Ах, линия! Сидишь с ним за столом (иной раз выпивая сдержанно), беседуешь о высоком, о старых и современных художниках, о политике, о жизни, что там нового, то есть кого не стало или кто чем болен и как помочь (Боба – скорая помощь для друзей). А также: куда денутся «потом» все его работы – мощные карандашные портреты «последних людей империи», с которыми он общался (Окуджава, Райкин, Карякин, Данин, Гердт, Битов и многие другие), огромная коллекция абстрактных лаков, или карандашные пейзажи тонкости невероятной (тоже, похоже, абстрактные), или восковая живопись, или гуаши и масло? А его записи и тексты, он ведь и пишет прекрасно, что будет с ними? Так говорим мы часами о серьезном и для него важном, а он за это время левой рукой, хотя пишет правой, нарисует на клочках бумаги, на салфетках или перевернутых страницах рукописи такие твои или общих знакомых картинки в окружении таких, знаете ли, дам (совершенно «ню»), чьи формы не то чтобы составили вашу мечту, а даже, несколько напротив, вызвали пугливую мысль: «Да! Конечно, но… возможно ли с этим совладать?!»
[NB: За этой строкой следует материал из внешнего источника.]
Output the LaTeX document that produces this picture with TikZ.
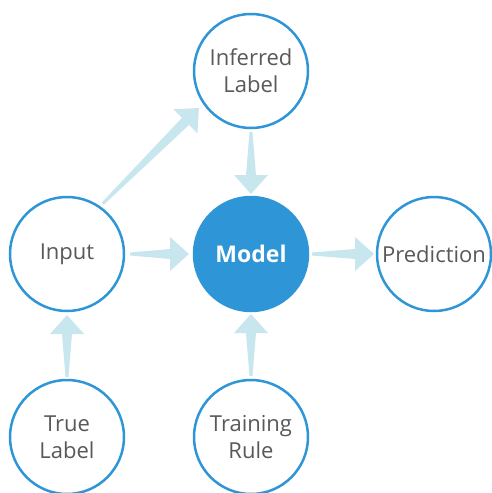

– А, – весело, совершенно без инерции вдруг встрепенется Борис Иосифович, закончив сводку новостей, да и запустит что-нибудь по-польски, хотя отец не успел его научить языку, поскольку разбился на самолете, возвращаясь из Арктики, задолго до войны, и похоронен в «авиаторской» стене на Новодевичьем. – А, – продолжит Боба уже по-русски, – отважно живем! Етить-колотить!

И тут же начнет показывать свои последние (суеверные путешественники говорят «крайние») работы – маленькие, размером в лист писчей бумаги, портреты, филигранно нарисованные цветными карандашами на фоне цитат из великих картин первой половины прошлого века.